Первая строка стихотворения

Мне не спится, нет огня
по своему строению являет собой вполне "обыденную", так сказать, информационную фразу. Но в то же время - это стройный хореический стих с ударением на нечетных слогах (что, конечно, вполне ясно обнаруживается, когда мы воспринимаем вторую, третью и дальнейшие строки). Это сочетание естественной простоты синтаксически-интонационного строения со строго соразмерным "искусством" стиха особенно наглядно выражается в строках, представляющих собой как бы невольные, неожиданные вопрошания:
Что тревожишь ты меня?
Что ты значишь, скучный шепот?
От меня чего ты хочешь?
Ты зовешь или пророчишь?
Дело, понятно, не в том, эти строки ритмизированы: дело в том, что они совершенно естественно построены. Пушкин записал однажды: "Я думал стихами о..." (о чем - неизвестно: запись оборвана). Человек, изучивший чужой язык, только говорит на нем, а думает он, как правило, на родном языке, уже потом, переводя свою думу на другой язык: точно так же подавляющее большинство пишущих стихи "думает" прозой и лишь переводит свою думу в стихи. И это можно ясно увидеть, разглядеть в их стихах, которые всегда отмечены печатью "неестественности".
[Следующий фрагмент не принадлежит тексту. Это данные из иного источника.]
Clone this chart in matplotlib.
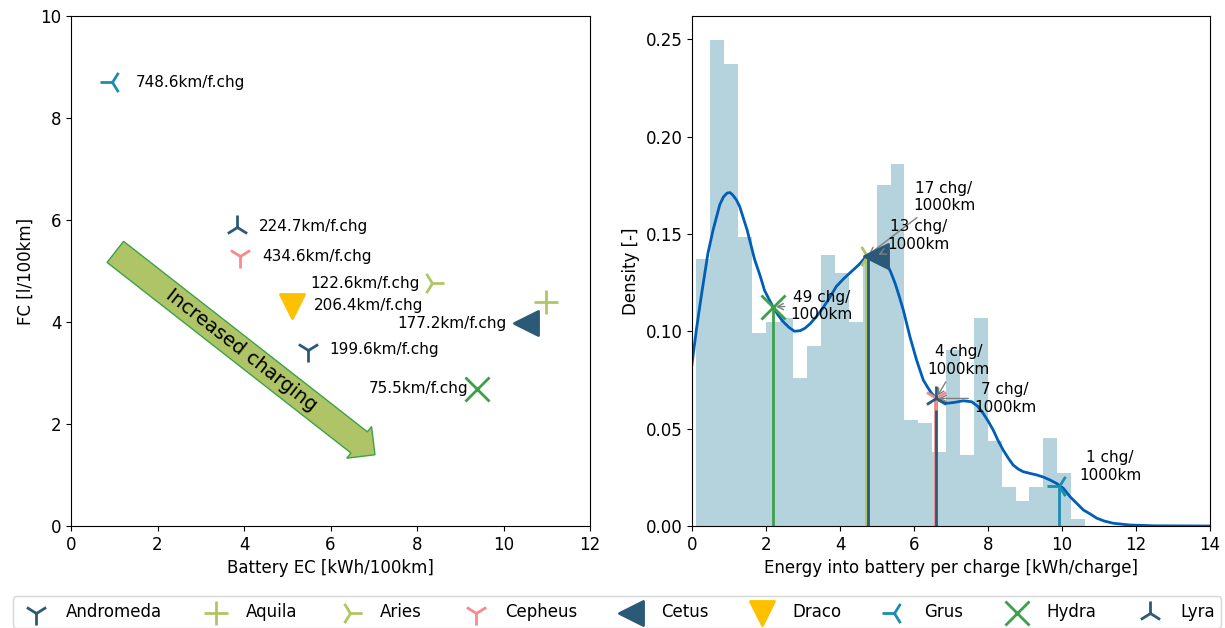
import matplotlib
matplotlib.use("Agg")
import matplotlib.pyplot as plt
import numpy as np

plt.rcParams["font.size"] = 12

# vehicles (left scatter + legend)
vehicles = ["Andromeda", "Aquila", "Aries", "Cepheus", "Cetus", "Draco", "Grus", "Hydra", "Lyra"]
markers = ["1", "+", "4", "1", "<", "v", "3", "x", "2"]
colors = ["#2b5a78", "#b0c663", "#b0c663", "#f78a8a", "#2b5a78", "#ffc000", "#1b8db0", "#3ca14a", "#2b5a78"]
battery_ec = [5.47, 10.99, 8.34, 3.90, 10.53, 5.10, 0.94, 9.39, 3.84]
fuel_cons = [3.46, 4.39, 4.76, 5.29, 3.98, 4.32, 8.70, 2.69, 5.87]
km_per_charge = ["199.6", None, "122.6", "434.6", "177.2", "206.4", "748.6", "75.5", "224.7"]
label_dx = [16, 0, -9, 16, -14, 16, 17, -6.5, 16]  # points

# histogram of energy per charge
bin_start, bin_end, n_bins = 0.116, 10.62, 28
hist_density = [0.137, 0.2495, 0.237, 0.1485, 0.099, 0.105, 0.1066, 0.076, 0.0924, 0.139,
                0.130, 0.105, 0.138, 0.175, 0.186, 0.0544, 0.0527, 0.0381, 0.0903, 0.0364,
                0.1066, 0.0436, 0.0202, 0.0128, 0.0202, 0.0453, 0.027, 0.0036]

# kde curve
kde_x = [0.0, 0.12, 0.25, 0.43, 0.57, 0.75, 0.85, 0.95, 1.03, 1.10, 1.20, 1.29, 1.49, 1.69,
         1.85, 1.96, 2.08, 2.19, 2.32, 2.46, 2.62, 2.77, 2.92, 3.05, 3.20, 3.36, 3.52, 3.68,
         3.90, 4.10, 4.27, 4.50, 4.72, 4.86, 5.00, 5.13, 5.26, 5.38, 5.49, 5.60, 5.71, 5.89,
         6.07, 6.25, 6.37, 6.48, 6.61, 6.75, 6.88, 7.10, 7.33, 7.56, 7.72, 7.87, 8.00, 8.14,
         8.27, 8.41, 8.55, 8.68, 8.82, 8.95, 9.14, 9.32, 9.50, 9.68, 9.86, 10.04, 10.22, 10.40,
         10.58, 10.76, 10.94, 11.15, 11.39, 11.84, 12.5, 14.0]
kde_y = [0.083, 0.101, 0.118, 0.140, 0.152, 0.165, 0.169, 0.171, 0.1712, 0.170, 0.1675, 0.164,
         0.152, 0.137, 0.128, 0.121, 0.1165, 0.1126, 0.1085, 0.105, 0.102, 0.100, 0.1003, 0.1015,
         0.104, 0.1075, 0.1115, 0.116, 0.123, 0.127, 0.130, 0.134, 0.1386, 0.1396, 0.140, 0.1385,
         0.135, 0.130, 0.1246, 0.118, 0.111, 0.0972, 0.0852, 0.075, 0.0712, 0.068, 0.0655, 0.0638,
         0.063, 0.0635, 0.0643, 0.0638, 0.0615, 0.0578, 0.054, 0.0493, 0.044, 0.039, 0.0348,
         0.0313, 0.0292, 0.0279, 0.0270, 0.0262, 0.0251, 0.0236, 0.0218, 0.0193, 0.015, 0.0116,
         0.0082, 0.0062, 0.004, 0.0025, 0.0014, 0.0005, 0.0001, 0.0]

# vertical lines in the density plot (vehicle, energy, density)
line_names = ["Hydra", "Aries", "Cetus", "Cepheus", "Lyra", "Grus"]
line_x = [2.19, 4.70, 4.76, 6.57, 6.60, 9.93]
line_top = [0.1126, 0.1386, 0.1386, 0.0655, 0.0655, 0.0205]

# markers + annotations in the density plot
mark_names = ["Hydra", "Aries", "Cetus", "Cepheus", "Lyra", "Grus"]
mark_x = [2.19, 4.72, 4.97, 6.59, 6.59, 9.93]
mark_y = [0.1126, 0.1386, 0.1387, 0.0655, 0.0655, 0.0205]
chg_text = ["49", "17", "13", "7", "4", "1"]
text_x = [3.50, 6.81, 6.12, 8.46, 7.21, 11.30]
text_y = [0.113, 0.169, 0.1492, 0.0655, 0.085, 0.0305]
has_arrow = [True, True, True, True, True, False]

style = {n: (m, c) for n, m, c in zip(vehicles, markers, colors)}

fig = plt.figure(figsize=(12.25, 6.28), dpi=100)
ax1 = fig.add_axes([71 / 1225, 102 / 628, 519 / 1225, 510 / 628])
ax2 = fig.add_axes([692 / 1225, 102 / 628, 518 / 1225, 510 / 628])

# ---- left: battery EC vs FC
handles = []
for name, m, c, x, y, km, dx in zip(vehicles, markers, colors, battery_ec, fuel_cons,
                                     km_per_charge, label_dx):
    h = ax1.scatter(x, y, marker=m, s=300, color=c, linewidths=2, label=name)
    handles.append(h)
    if km is not None:
        ax1.annotate(f"{km}km/f.chg", (x, y), xytext=(dx, 0), textcoords="offset points",
                     ha="left" if dx > 0 else "right", va="center", fontsize=11)

pad_spaces = " " * 10
ax1.text(3.93, 3.45, pad_spaces + "Increased charging" + pad_spaces, rotation=-38,
         ha="center", va="center", fontsize=14,
         bbox=dict(boxstyle="rarrow,pad=0.2", fc="#afc466", ec="#3ca14a", lw=1))

ax1.set_xlim(0, 12)
ax1.set_ylim(0, 10)
ax1.set_xticks(range(0, 13, 2))
ax1.set_yticks(range(0, 11, 2))
ax1.set_xlabel("Battery EC [kWh/100km]")
ax1.set_ylabel("FC [l/100km]")

# ---- right: density of energy per charge
edges = np.linspace(bin_start, bin_end, n_bins + 1)
ax2.bar(edges[:-1], hist_density, width=np.diff(edges), align="edge", color="#b5d3dc",
        linewidth=0)
ax2.plot(kde_x, kde_y, color="#005eb8", lw=2)

for name, x, top in zip(line_names, line_x, line_top):
    ax2.plot([x, x], [0, top], color=style[name][1], lw=2)

for name, x, y, n, tx, ty, arr in zip(mark_names, mark_x, mark_y, chg_text, text_x, text_y,
                                       has_arrow):
    m, c = style[name]
    ax2.scatter(x, y, marker=m, s=300, color=c, linewidths=2, zorder=3)
    ax2.annotate(f"{n} chg/\n1000km", (x, y), xytext=(tx, ty), ha="center", va="center",
                 fontsize=11,
                 arrowprops=dict(arrowstyle="->", color="gray", lw=1) if arr else None)

ax2.set_xlim(0, 14)
ax2.set_ylim(0, 0.2619)
ax2.set_xticks(range(0, 15, 2))
ax2.set_yticks([0.0, 0.05, 0.10, 0.15, 0.20, 0.25])
ax2.set_yticklabels(["0.00", "0.05", "0.10", "0.15", "0.20", "0.25"])
ax2.set_xlabel("Energy into battery per charge [kWh/charge]")
ax2.set_ylabel("Density [-]")

fig.legend(handles=handles, loc="center", bbox_to_anchor=(617 / 1225, 16 / 628), ncol=9,
           fontsize=12, columnspacing=2.2)

fig.savefig("out.png", dpi=100)
plt.close(fig)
Между тем в строках Пушкина, в их строении нет ничего неестественного: иначе вроде бы и сказать невозможно.
Здесь не исключено одно недоумение: выше говорилось, что искусство слова не есть слово, не есть речь, а теперь идеалом поэзии вдруг объявляется естественное строение речи... Но данное противоречие как раз и составляет одну из глубоких основ поэзии вообще.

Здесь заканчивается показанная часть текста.